After this IS-IS LSP is announced, all other routers see the TE tunnel as a regular link. It's not a link that TE tunnels can be signalled across, but it is available for regular IGP traffic. It's important to understand that any router that sees this advertisement has no idea that the forwarding adjacency from Router B to Router E is a forwarding adjacency; all any other router sees is a link of cost 9.

From Router A's perspective, the topology looks like Figure 5-15.

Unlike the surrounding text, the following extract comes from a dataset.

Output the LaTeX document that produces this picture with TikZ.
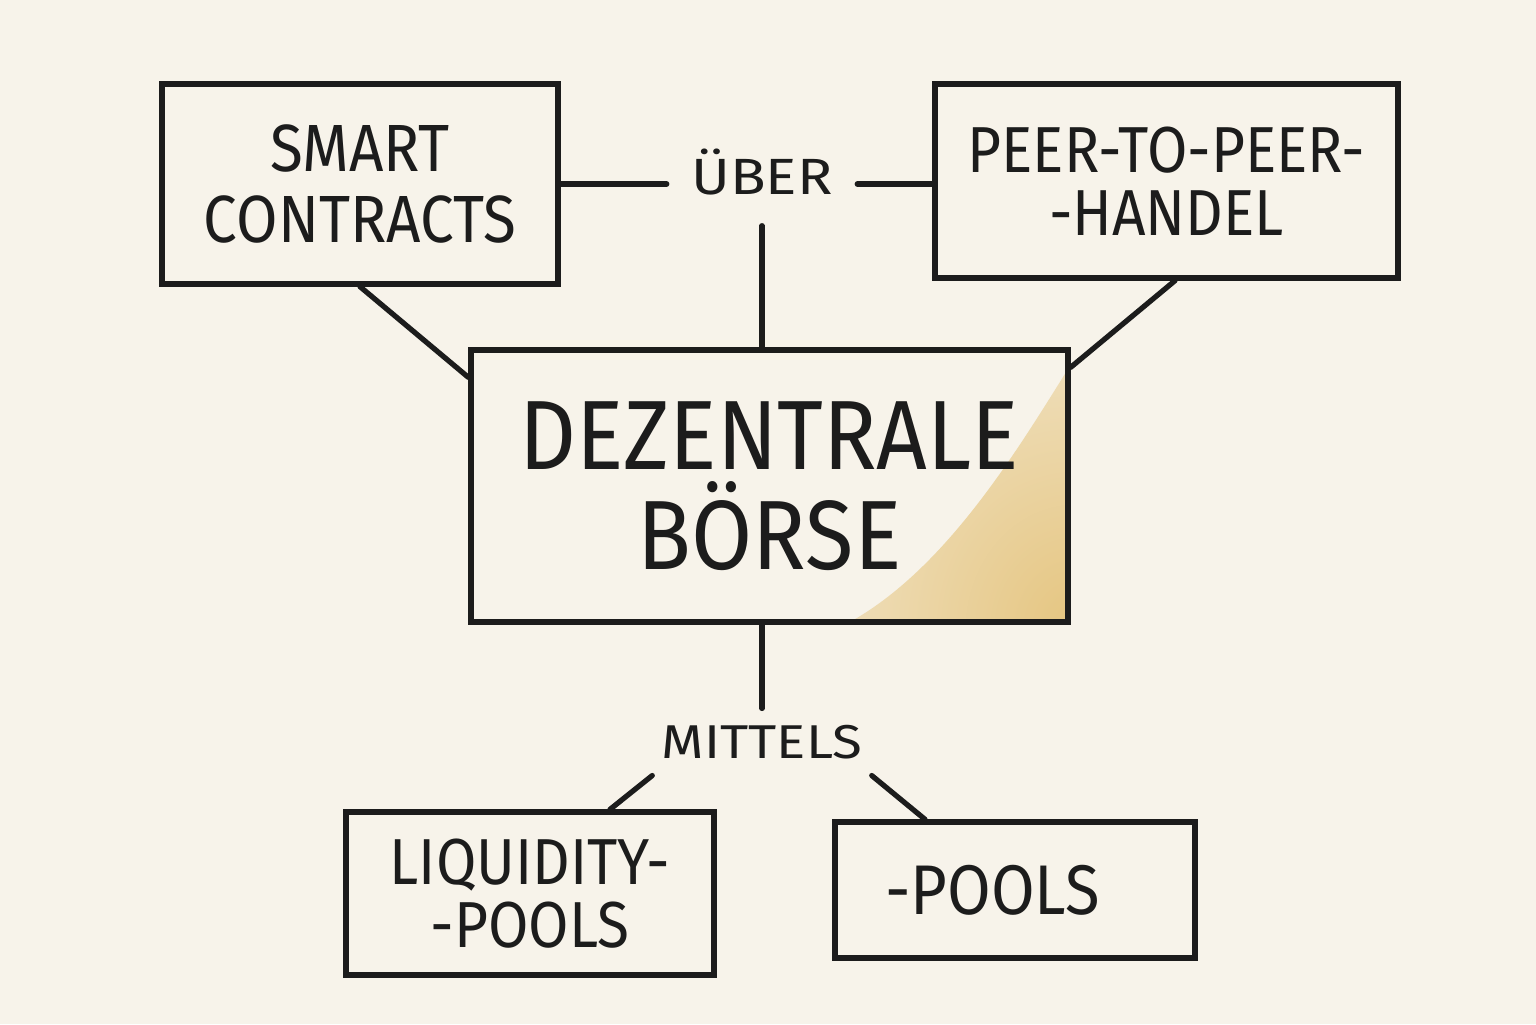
\documentclass[tikz,border=0pt]{standalone}
\usepackage{fontspec}
\setmainfont{Fira Sans}[FakeStretch=0.9]
\newfontfamily\linkfont{Fira Sans}[FakeStretch=1.15]
\definecolor{paper}{RGB}{247,243,234}
\definecolor{ink}{RGB}{28,28,28}
\definecolor{sand}{RGB}{229,197,128}

\begin{document}
\begin{tikzpicture}[line width=1.5pt,line cap=round,
  box/.style={draw=ink,align=center,inner sep=0,text=ink,line cap=butt},
  word/.style={inner sep=0,text=ink}]
\fill[paper](0,0)rectangle(15.36,10.24);
\useasboundingbox(0,0)rectangle(15.36,10.24);
% crayon shading in the corner of the main box
\begin{scope}
\clip(10.68,4.02)--(8.50,4.02)..controls(9.45,4.55)and(10.15,5.70)..(10.68,6.55)--cycle;
\shade[inner color=sand,outer color=paper](10.75,3.95)ellipse(4.4 and 5.0);
\end{scope}
% boxes
\node[box,minimum width=3.96cm,minimum height=2.00cm,font=\fontsize{19}{20}\selectfont](smart)at(3.60,8.40){SMART\\CONTRACTS};
\node[box,minimum width=4.63cm,minimum height=1.94cm,font=\fontsize{18.5}{18}\selectfont](peer)at(11.665,8.43){PEER-TO-PEER-\\-HANDEL};
\node[box,minimum width=5.97cm,minimum height=2.72cm,font=\fontsize{28}{28.5}\selectfont](dex)at(7.695,5.38){DEZENTRALE\\BÖRSE};
\node[box,minimum width=3.68cm,minimum height=1.63cm,font=\fontsize{18.5}{18}\selectfont](liq)at(5.30,1.305){LIQUIDITY-\\-POOLS};
\node[box,minimum width=3.60cm,minimum height=1.36cm,font=\fontsize{20}{20}\selectfont](pool)at(10.15,1.34){-POOLS\hspace*{4.5mm}};
% labels on the links
\node[word,inner xsep=2.2mm,inner ysep=2.8mm,font=\linkfont\fontsize{14.5}{16}\selectfont](uber)at(7.62,8.52){ÜBER};
\node[word,inner xsep=0.7mm,inner ysep=1.4mm,font=\linkfont\fontsize{13.5}{15}\selectfont](mittels)at(7.62,2.82){MITTELS};
% links
\begin{scope}[draw=ink]
\draw(smart.east)--(smart.east-|uber.west);
\draw(uber.east|-smart.east)--(peer.west|-smart.east);
\draw(dex.north-|uber.south)--(uber.south);
\draw(smart.south)--([yshift=-3mm]dex.north west);
\draw([xshift=0.85mm]peer.south)--([yshift=-2mm]dex.north east);
\draw(dex.south-|mittels.north)--(mittels.north);
\draw(mittels.south west)--([xshift=8mm]liq.north);
\draw(mittels.south east)--([xshift=-9mm]pool.north);
\end{scope}
\end{tikzpicture}
\end{document}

Figure 5-15. Network with Forwarding Adjacency


Forwarding adjacency optionally allows you to configure a holdtime. Here is the full forwarding-adjacency command syntax:

					tunnel mpls traffic-eng forwarding-adjacency {holdtime
					0-4294967295 milliseconds}

The holdtime is used when a TE tunnel goes down. If the link a TE tunnel is on fails, the tunnel might go down and come back up quickly as it finds a new path. This is not the sort of thing you want to advertise into your IGP because the link would be removed and readvertised, causing unnecessary IGP churn. The holdtime is how long the TE tunnel must be down before its status is advertised in the IGP. The holdtime is configured in milliseconds, so tunnel mpls traffic-eng forwarding-adjacency holdtime 12000 waits until a TE tunnel has been down for 12 seconds before telling the IGP that the tunnel is down.

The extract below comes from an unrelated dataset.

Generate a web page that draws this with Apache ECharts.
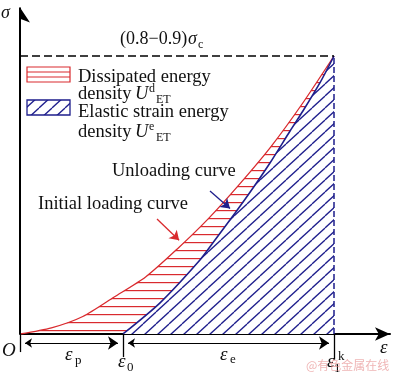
<!DOCTYPE html>
<html><head><meta charset="utf-8">
<script src="https://cdn.jsdelivr.net/npm/echarts/dist/echarts.min.js"></script>
<style>html,body{margin:0;padding:0;background:#fff}#c{width:400px;height:376px}</style>
</head><body><div id="c"></div>
<script>
// ---- data (normalised strain / stress) ----
const loadStrain   = [0, 0.1, 0.2, 0.3, 0.4, 0.5, 0.6, 0.7, 0.8, 0.9, 1.0];
const loadStress   = [0, 0.022, 0.063, 0.133, 0.205, 0.305, 0.415, 0.54, 0.675, 0.83, 1.0];
const unloadStrain = [0.328, 0.446, 0.573, 0.621, 0.685, 0.742, 0.796, 0.860, 0.901, 0.955, 1.0];
const unloadStress = [0, 0.112, 0.266, 0.338, 0.435, 0.525, 0.615, 0.730, 0.802, 0.903, 1.0];
const strainMarks  = [0, 0.328, 1.0];          // O, eps0, eps1k
const tickDepth    = [0.065, 0.083, 0.092];     // dimension tick lengths below axis
const peakStress   = 1.0;
const dimLevel     = -0.0324;
const redArrow     = [[0.4363, 0.4137], [0.5067, 0.3374]];
const blueArrow    = [[0.6051, 0.5144], [0.6688, 0.4518]];

const RED = '#d92a2e', NAVY = '#1e1e8c';
const SERIF = '"Liberation Serif","Times New Roman",serif';

function makePattern(w, h, draw) {
  const c = document.createElement('canvas'); c.width = w; c.height = h;
  const g = c.getContext('2d'); draw(g, w, h); return c;
}
const redPat = makePattern(4, 8, (g, w, h) => { g.fillStyle = RED; g.fillRect(0, 2, w, 1.2); });
const bluePat = makePattern(13, 12, (g, w, h) => {
  g.fillStyle = '#fff'; g.fillRect(0, 0, w, h);
  g.strokeStyle = NAVY; g.lineWidth = 1.3;
  for (let k = -1; k <= 1; k++) { g.beginPath(); g.moveTo(0, h + k * h); g.lineTo(w, k * h); g.stroke(); }
});

const pair = (xs, ys) => xs.map((x, i) => [x, ys[i]]);

function T(x, base, text, size, opt) {
  opt = opt || {};
  return { type: 'text', x: x, y: base - 0.34 * size, z: 100,
    style: { text: text, fontSize: size, fontFamily: opt.family || SERIF,
      fontStyle: opt.italic ? 'italic' : 'normal', fill: opt.color || '#111',
      verticalAlign: 'middle', align: 'left' } };
}
function L(x1, y1, x2, y2, color, w) {
  return { type: 'line', z: 91, shape: { x1, y1, x2, y2 }, style: { stroke: color, lineWidth: w } };
}

const chart = echarts.init(document.getElementById('c'), null, { renderer: 'canvas' });
const pxU = 1 / 314;
const inset = 5 * pxU;
const dimData = [
  { coords: [[strainMarks[0] + inset, dimLevel], [strainMarks[1] - inset, dimLevel]] },
  { coords: [[strainMarks[1] + inset, dimLevel], [strainMarks[2] - inset, dimLevel]] }
];
const tickData = strainMarks.map((m, i) => ({ coords: [[m, 0], [m, -tickDepth[i]]] }));

chart.setOption({
  animation: false,
  grid: { left: 20, right: 10, top: 0, bottom: 0 },
  xAxis: { type: 'value', min: 0, max: 1.1783,
    axisLine: { onZero: true, lineStyle: { color: '#000', width: 2 }, symbol: ['none', 'arrow'], symbolSize: [10, 15] },
    axisTick: { show: false }, axisLabel: { show: false }, splitLine: { show: false } },
  yAxis: { type: 'value', min: -0.1511, max: 1.2014,
    axisLine: { show: false }, axisTick: { show: false }, axisLabel: { show: false }, splitLine: { show: false } },
  series: [
    { type: 'line', z: 2, data: pair(loadStrain, loadStress), symbol: 'none', smooth: 0.25,
      lineStyle: { color: RED, width: 1.3 }, areaStyle: { color: { image: redPat, repeat: 'repeat' }, opacity: 1 } },
    { type: 'line', z: 3, data: pair(unloadStrain, unloadStress), symbol: 'none', smooth: 0.25,
      lineStyle: { color: NAVY, width: 1.6 }, areaStyle: { color: { image: bluePat, repeat: 'repeat' }, opacity: 1 } },
    { type: 'lines', coordinateSystem: 'cartesian2d', z: 4, symbol: 'none',
      lineStyle: { color: '#000', width: 1.5, type: [8, 4], opacity: 1 },
      data: [{ coords: [[0, peakStress], [strainMarks[2], peakStress]] }] },
    { type: 'lines', coordinateSystem: 'cartesian2d', z: 4, symbol: 'none',
      lineStyle: { color: NAVY, width: 1.5, type: [6, 3], opacity: 1 },
      data: [{ coords: [[strainMarks[2], 0], [strainMarks[2], peakStress]] }] },
    { type: 'lines', coordinateSystem: 'cartesian2d', z: 5, symbol: ['none', 'arrow'], symbolSize: [10, 15],
      lineStyle: { color: '#000', width: 2, opacity: 1 },
      data: [{ coords: [[0, 0], [0, 1.1745]] }] },
    { type: 'lines', coordinateSystem: 'cartesian2d', z: 5, symbol: 'none',
      lineStyle: { color: '#000', width: 1.3, opacity: 1 }, data: tickData },
    { type: 'lines', coordinateSystem: 'cartesian2d', z: 5, symbol: ['arrow', 'arrow'], symbolSize: [7, 10],
      lineStyle: { color: '#000', width: 1.2, opacity: 1 }, data: dimData },
    { type: 'lines', coordinateSystem: 'cartesian2d', z: 6, symbol: ['none', 'arrow'], symbolSize: [7, 9],
      data: [
        { coords: redArrow, lineStyle: { color: RED, width: 1.3, opacity: 1 } },
        { coords: blueArrow, lineStyle: { color: NAVY, width: 1.3, opacity: 1 } }
      ] }
  ],
  graphic: [
    // legend boxes
    { type: 'rect', z: 90, shape: { x: 27, y: 67, width: 43, height: 15 },
      style: { fill: '#fff', stroke: RED, lineWidth: 1.2 } },
    L(27, 72, 70, 72, RED, 1.1), L(27, 77, 70, 77, RED, 1.1),
    { type: 'rect', z: 90, shape: { x: 27, y: 100, width: 43, height: 15 },
      style: { fill: { image: bluePat, repeat: 'repeat' }, stroke: NAVY, lineWidth: 1.3 } },
    T(78, 83, 'Dissipated energy', 18.5),
    T(78, 100, 'density', 18.5), T(135, 100, 'U', 18.5, { italic: true }),
    T(149, 93, 'd', 12), T(156, 104, 'ET', 12),
    T(78, 118, 'Elastic strain energy', 18.5),
    T(78, 138, 'density', 18.5), T(135, 138, 'U', 18.5, { italic: true }),
    T(149, 131, 'e', 12), T(156, 142, 'ET', 12),
    T(120, 45, '(0.8\u22120.9)', 18), T(188, 45, '\u03c3', 18, { italic: true }), T(198, 49, 'c', 12),
    T(112, 177, 'Unloading curve', 18.5),
    T(38, 210, 'Initial loading curve', 18.5),
    T(1, 19, '\u03c3', 18, { italic: true }),
    T(2, 357, 'O', 19, { italic: true }),
    T(380, 354, '\u03b5', 19, { italic: true }),
    T(65, 361, '\u03b5', 19, { italic: true }), T(75, 365, 'p', 13),
    T(118, 368, '\u03b5', 19, { italic: true }), T(127, 372, '0', 13),
    T(220, 361, '\u03b5', 19, { italic: true }), T(230, 364, 'e', 13),
    T(327, 368, '\u03b5', 19, { italic: true }), T(334, 373, '1', 13), T(338, 361, 'k', 13),
    T(306, 370, '@\u6709\u8272\u91d1\u5c5e\u5728\u7ebf', 12, { color: 'rgba(225,120,120,0.55)', family: '"Noto Sans CJK SC",sans-serif' })
  ]
});
</script></body></html>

The default forwarding adjacency holdtime is 0 ms.

Forwarding adjacency has a few restrictions:

  • You must have IS-IS as your IGP; OSPF does not currently support forwarding adjacency.

  • When a forwarding adjacency is advertised in the IGP, it is advertised as an IP link only, not as a TE link. This means that you cannot send a TE reservation from Router A to Router G across the tunnel from Router C to Router F.

  • Because of the nature of forwarding adjacency, the tunnel headend and tail must be in the same area.

Note that IS-IS's bidirectional check is not removed. This means that if you have a TE tunnel from Router B to Router E that you've configured with tunnel mpls traffic-eng forwarding-adjacency, you also need to have a similarly configured tunnel from Router E to Router B in order for forwarding adjacency to be considered in Router A's IGP SPF. If you don't, even after receiving IS-IS LSPs about the tunnel link, Router A will not install it in the routing table because only one of the links is up.